L’AFFICHE PUBLICITAIRE
C’est dans Rhétorique de l’image (1964) que Barthes expose le problème théorique que toute sémiologie rencontre visant à traduire l’image, cette communication par analogie par excellence. Il y des linguistes qui considèrent l’analogie comme un sens « pauvre » et prennent l’image pour un sytème rudimentaire par rapport à la langue. Selon d’autres, « la signification » n’épuise point la richesse archaïque de l’image. Le paradoxe que la sémiologie rencontre c’est le présupposé d’un « code analogique », alors que l’analogie (iconicité) résiste à la double articulation et au combinatoire des unités digitales en œuvre dans la langue. C’est dans cette ligne de pensée qu’il est tendance de rappeler qu’avec le tournant iconique le traitement de l’information passe majoritairement par des images au détriment de la langue. D’où aussi l’amoindrissement dans notre culture de la capacité analytique de l’homme, laquelle est nécessaire, voire essentielle pour la lecture et la cognition.
L’image publicitaire « Panzani » laisse dégager trois messages :
1) le message linguistique
- de dénotation (légende, étiquettes; code : le français)
- de connotation (renvoyant à « l’italianité »)
2) le message iconique codé, symbolique → connoté
3) le message iconique sans code, message littéral → dénoté.
Barthes souligne le caractère utopique de la dénotation : on ne rencontre jamais une image dénotée à l’état pur. Cette absence du code (résultant de l’analogie parfaite de la photographie) contribue à corroborer le mythe du naturel : comme s’il existait une opposition entre le code culturel et et le non-code naturel. Si cette opposition se veut pourtant efficace, c’est parce qu’elle traduit la spécificité de la photographie en ce qu’elle désigne une véritable « révolution anthropologique » dans l’histoire de l’homme.
« [...] le type de conscience qu’elle implique est véritablement sans précédant ; la photographie installe en effet, non pas une conscience de l’être-là de la chose (que toute copie pourrait provoquer), mais une conscience de l’avoir-été-là. »

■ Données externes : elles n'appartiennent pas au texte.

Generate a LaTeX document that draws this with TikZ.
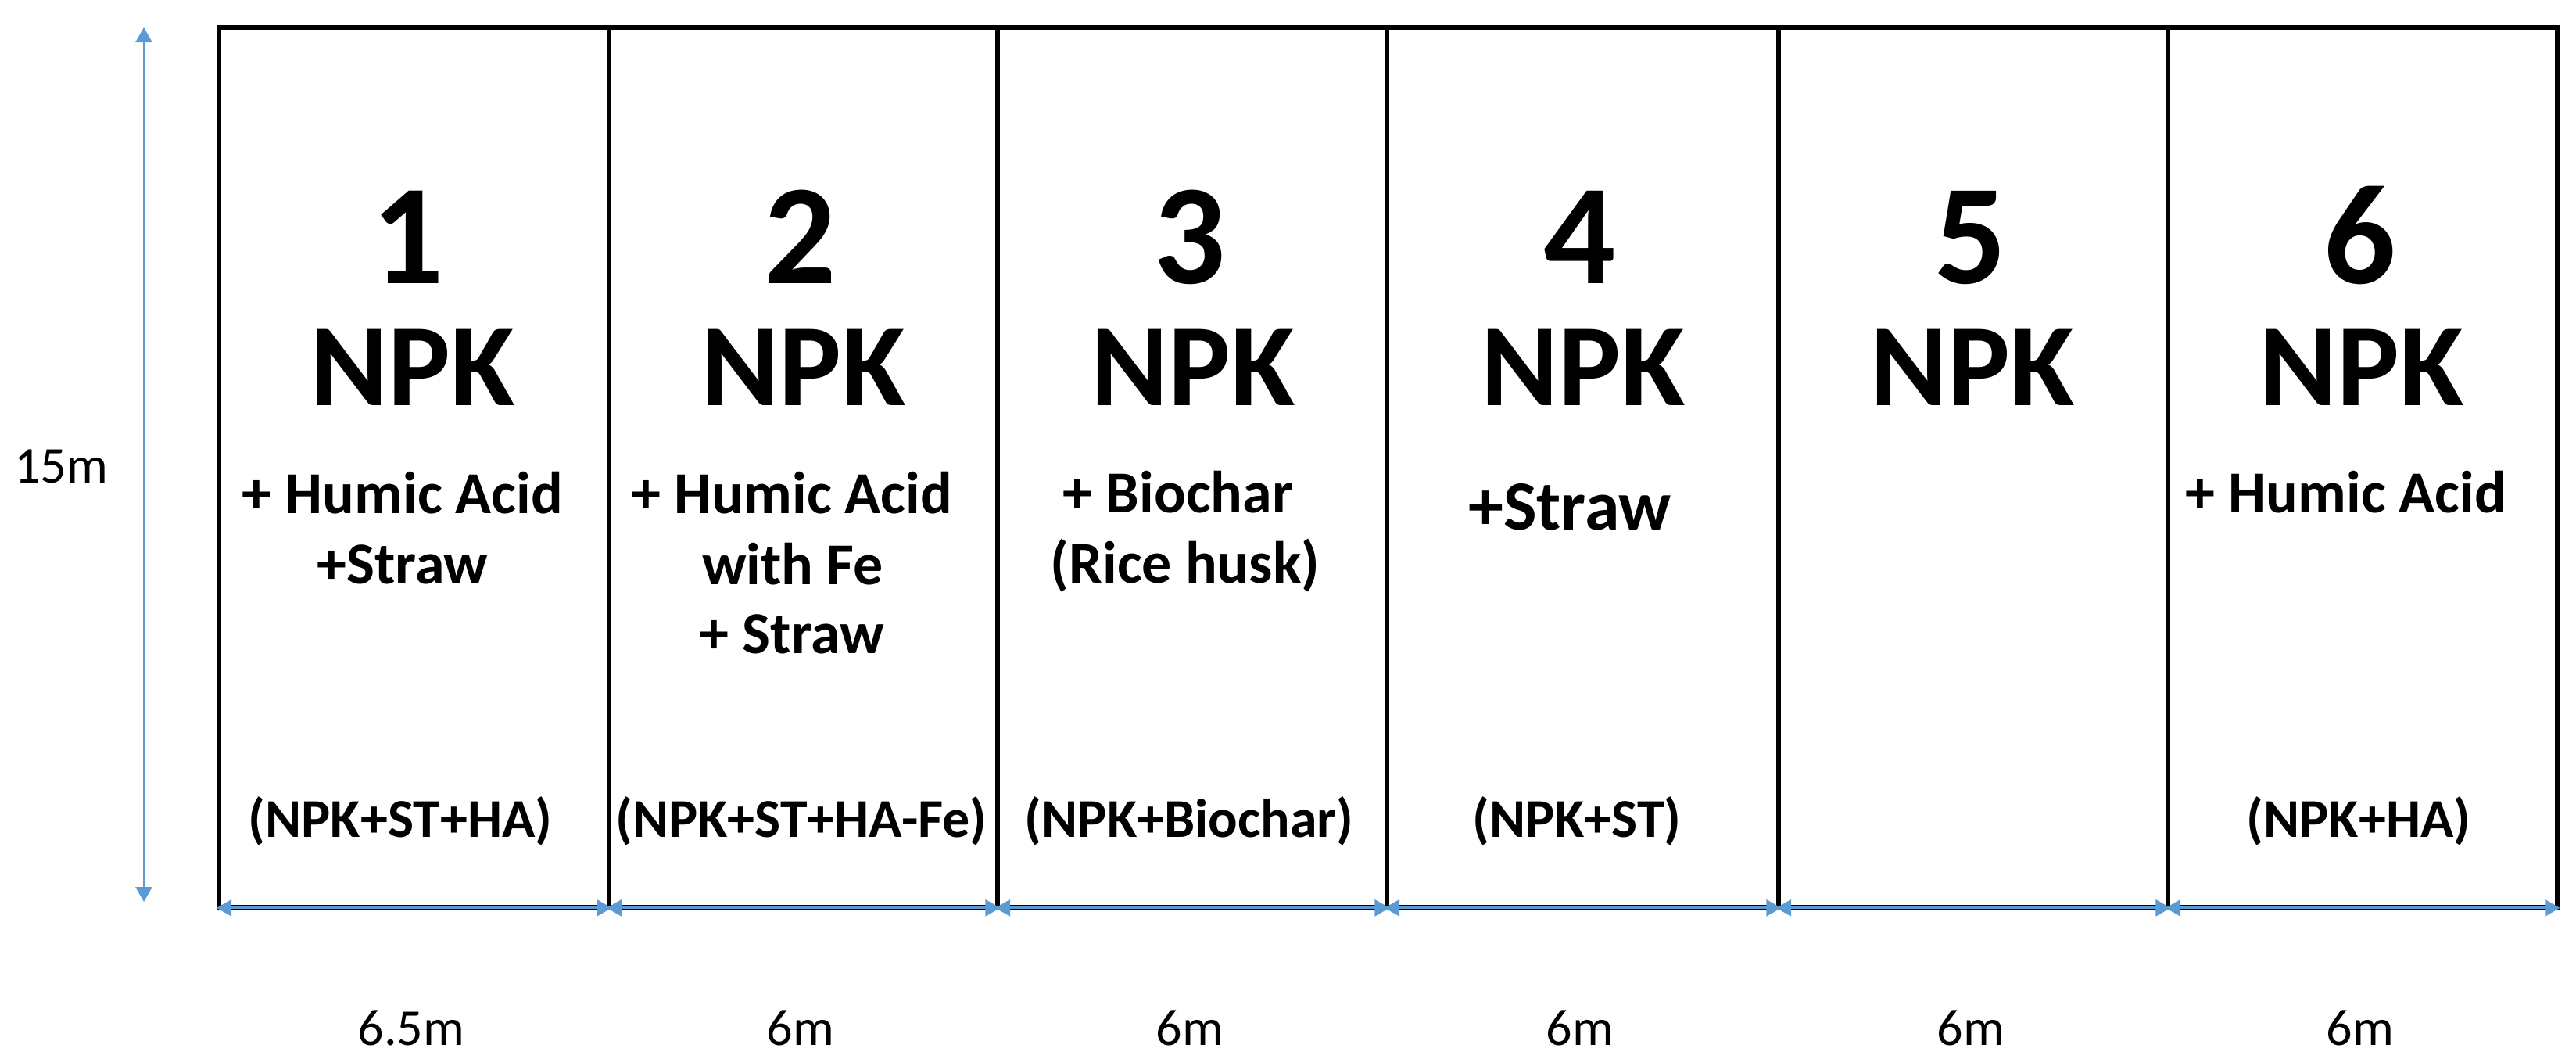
\documentclass[tikz,border=0pt]{standalone}
\usepackage{fontspec}
\setmainfont{Carlito}
\usetikzlibrary{arrows.meta}
\definecolor{dimblue}{HTML}{5B9BD5}
\begin{document}
\begin{tikzpicture}[x=0.01cm,y=-0.01cm,
  plot/.style={draw=black, line width=1.75pt, rectangle, inner sep=0pt, minimum height=11.24cm, anchor=north west},
  num/.style={font=\bfseries\fontsize{51.8}{60}\selectfont, anchor=base, inner sep=0pt},
  npk/.style={font=\bfseries\fontsize{42.7}{50}\selectfont, anchor=base, inner sep=0pt},
  sub/.style={font=\bfseries\fontsize{21.6}{26}\selectfont, anchor=base, inner sep=0pt},
  subbig/.style={font=\bfseries\fontsize{25.6}{30}\selectfont, anchor=base, inner sep=0pt},
  code/.style={font=\bfseries\fontsize{19.9}{24}\selectfont, anchor=base, inner sep=0pt},
  dimlabel/.style={font=\fontsize{18.8}{22}\selectfont, anchor=base, inner sep=0pt},
  dimarrow/.style={draw=dimblue, line width=0.8pt, {Triangle[length=0.19cm,width=0.21cm]}-{Triangle[length=0.19cm,width=0.21cm]}}
]
\useasboundingbox (0,0) rectangle (3295,1353);

% plots
\node[plot, minimum width=4.99cm] (p1) at (277,32) {};
\node[plot, minimum width=4.97cm] (p2) at (776,32) {};
\node[plot, minimum width=4.98cm] (p3) at (1273,32) {};
\node[plot, minimum width=5.01cm] (p4) at (1771,32) {};
\node[plot, minimum width=4.98cm] (p5) at (2272,32) {};
\node[plot, minimum width=4.98cm] (p6) at (2770,32) {};

% numbers
\node[num] (n1) at (522,362) {1};
\node[num] (n2) at (1024,362) {2};
\node[num] (n3) at (1522,362) {3};
\node[num] (n4) at (2021,362) {4};
\node[num] (n5) at (2521,362) {5};
\node[num] (n6) at (3019,362) {6};

% NPK
\node[npk] (k1) at (528,518) {NPK};
\node[npk] (k2) at (1028,518) {NPK};
\node[npk] (k3) at (1526,518) {NPK};
\node[npk] (k4) at (2025,518) {NPK};
\node[npk] (k5) at (2523,518) {NPK};
\node[npk] (k6) at (3021,518) {NPK};

% treatments
\node[sub] (t1a) at (515,656) {+ Humic Acid};
\node[sub] (t1b) at (515,746) {+Straw};
\node[sub] (t2a) at (1013,656) {+ Humic Acid};
\node[sub] (t2b) at (1014,747) {with Fe};
\node[sub] (t2c) at (1013,835) {+ Straw};
\node[sub] (t3a) at (1507,655) {+ Biochar};
\node[sub] (t3b) at (1516,745) {(Rice husk)};
\node[subbig] (t4a) at (2008,677) {+Straw};
\node[sub] (t6a) at (3001,655) {+ Humic Acid};

% codes
\node[code] (c1) at (512,1070) {(NPK+ST+HA)};
\node[code] (c2) at (1025,1070) {(NPK+ST+HA-Fe)};
\node[code] (c3) at (1521,1070) {(NPK+Biochar)};
\node[code] (c4) at (2017,1070) {(NPK+ST)};
\node[code] (c6) at (3017,1070) {(NPK+HA)};

% width arrows
\foreach \p in {p1,p2,p3,p4,p5,p6}{
  \draw[dimarrow] ([yshift=0.02cm]\p.south west) -- ([yshift=0.02cm]\p.south east);
}

% height arrow
\coordinate (vtop) at (184,35);
\coordinate (vbot) at (184,1153);
\draw[dimarrow] (vtop) -- (vbot);

% dimension labels
\node[dimlabel] (h) at (78,617) {15m};
\node[dimlabel] (w1) at (526,1336) {6.5m};
\node[dimlabel] (w2) at (1024,1336) {6m};
\node[dimlabel] (w3) at (1522,1336) {6m};
\node[dimlabel] (w4) at (2021,1336) {6m};
\node[dimlabel] (w5) at (2521,1336) {6m};
\node[dimlabel] (w6) at (3019,1336) {6m};
\end{tikzpicture}
\end{document}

Roland Barthes, « Rhétorique de l’image »,
L’Obvie et l’obtus. Essais critiques III, Ed. du Seuil, 1982, 35
La photo crée une nouvelle catégorie d’espace-temps – « locale immédiate et temporelle antérieure » – ce qui produit « une conjonction illogique entre l’ici et l’autrefois ». C’est par cette rencontre inédite que le paradoxe de l’« irréalité réelle de la photographie » peut avoir lieu. L’avoir-été-la de la photographie anticipe effet sur le caractère indiciel de la photo, aspect qu’il développera dans La Chambre claire. Cette anticipation lui permet de marquer un subtile déplacement vers la pragmatique de l’image photographique.
Exercice
Etudiez les deux séries qui se laissent repérer à la suite des dichotomies relatives aux deux modes de fonctionnement de la photographie. Où situer l’irréalité réelle soit le non-sens dont la photo est tributaire ?
Pour revenir au dilemme esquissé au début à savoir à la question de comment concevoir un code analogique, Barthes fait appel à la rhétorique et nomme « connotateurs » les signifiants de connotation pour affirmer que la rhétorique est « la face signifiante de l’idéologie ». Ces connotateurs constituent des « traits discontinus », « erratiques » que la dénotation vient à naturaliser. Autrement dit : « l’image dénotée naturalise le message symbolique, elle innocente l’artifice sémantique, très dense [...] de la connotation. »
L’analyse de l’affiche Panzani reste dans son langage liée à la problématique du mythe, mais s’invente aussi des positions à partir desquelles le déplacement vers une pragmatique de l’image est déjà envisageable.